ClickHouse Query Decomposition for Faster Metrics

Problem

A Clickhouse query was taking ~8 seconds to execute which is long enough that most users would assume it was broken. The underlying query combined filtering, DISTINCT ON on multiple columns in one go, and no amount of index tuning would help.

Constraints

Response time needed to drop significantly without waiting for a full data-model redesign.
The data set was large enough that "textbook one-query optimization" was not enough in this case.
The API had to keep producing the same business output for clients.
The solution needed to be practical and safe to ship quickly.

Solution

After some tinkering, replaced one heavyweight query with a two-step query plan.

Phase 1: Query only distinct entity_id (single column) & values from the filtered asset pair using a narrow projection.

Phase 2: Fetch full rows using the reduced entity_id list.

This intentionally decomposed the workload:

Reduced row width during the expensive deduplication step.
Minimized memory pressure and sorting cost.
Converted part of the workload into targeted lookups.

Chose this over a single “clean” query because empirical execution behavior was significantly better under real data distribution.

More context

A ClickHouse query over a ~500M row historical dataset.

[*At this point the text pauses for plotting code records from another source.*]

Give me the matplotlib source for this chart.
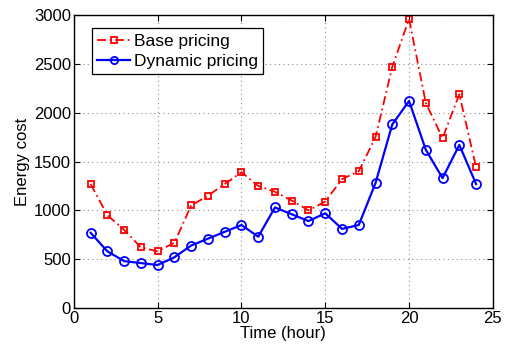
import numpy as np
import matplotlib
matplotlib.use("Agg")
from matplotlib import pyplot as plt

plt.rcParams['font.family'] = ['Liberation Sans', 'DejaVu Sans']

hours = np.arange(1, 25)
base_cost = [1270, 950, 800, 620, 580, 670, 1050, 1150, 1270, 1390, 1250, 1190,
             1100, 1000, 1090, 1320, 1400, 1750, 2470, 2960, 2100, 1740, 2190, 1440]
dynamic_cost = [770, 580, 480, 460, 440, 520, 640, 710, 780, 850, 730, 1030,
                960, 890, 970, 810, 850, 1280, 1880, 2120, 1620, 1330, 1670, 1270]

fig = plt.figure(figsize=(5.06, 3.5), dpi=100)
ax = fig.add_axes([0.146, 0.12, 0.828, 0.837])

ax.plot(hours, base_cost, color='#ff0000', linestyle=(0, (5, 2, 1, 2)), linewidth=1.3,
        marker='s', markersize=5, markerfacecolor='none', markeredgewidth=1.3,
        label='Base pricing')
ax.plot(hours, dynamic_cost, color='#0000ff', linestyle='-', linewidth=1.6,
        marker='o', markersize=6.5, markerfacecolor='none', markeredgewidth=1.3,
        label='Dynamic pricing')

ax.set_xlim(0, 25)
ax.set_ylim(0, 3000)
ax.set_xticks([0, 5, 10, 15, 20, 25])
ax.set_yticks(np.arange(0, 3001, 500))
ax.grid(True, linestyle=(0, (1, 3)), color='#909090', linewidth=0.8)
ax.tick_params(direction='in', labelsize=12, length=4, pad=2, top=True, right=True)
for s in ax.spines.values():
    s.set_linewidth(1.0)

ax.set_xlabel('Time (hour)', fontsize=12, labelpad=0)
ax.set_ylabel('Energy cost', fontsize=12, labelpad=3)

leg = ax.legend(loc='upper left', bbox_to_anchor=(0.043, 0.955), fontsize=12.5,
                fancybox=False, framealpha=1, edgecolor='black',
                handlelength=1.9, handletextpad=0.2, borderpad=0.3,
                labelspacing=0.3, borderaxespad=0, markerscale=0.8)
leg.get_frame().set_linewidth(0.9)

fig.savefig('out.png', dpi=100)
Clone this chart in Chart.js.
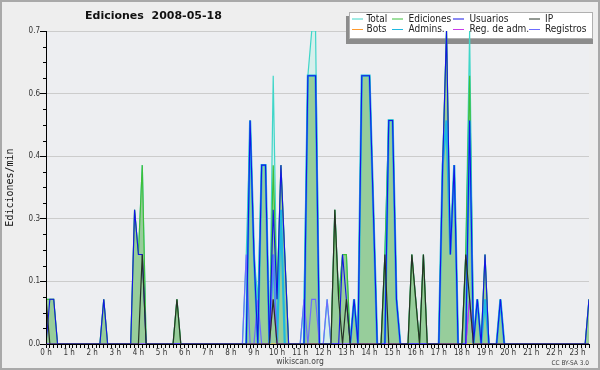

The query filtered by two asset columns (asset_a, asset_b) and used DISTINCT ON style logic to retrieve the latest row per entity_id. Because the table stored full historical snapshots, this required sorting and deduplicating a large working set of wide rows.

Outcome

Reduced query latency from ~8s to ~2s.
Eliminated user-facing timeout perception.
Improved API stability under load.
Demonstrated pragmatic optimization driven by measured execution behavior rather than theoretical query elegance.

Stack

SQL
ClickHouse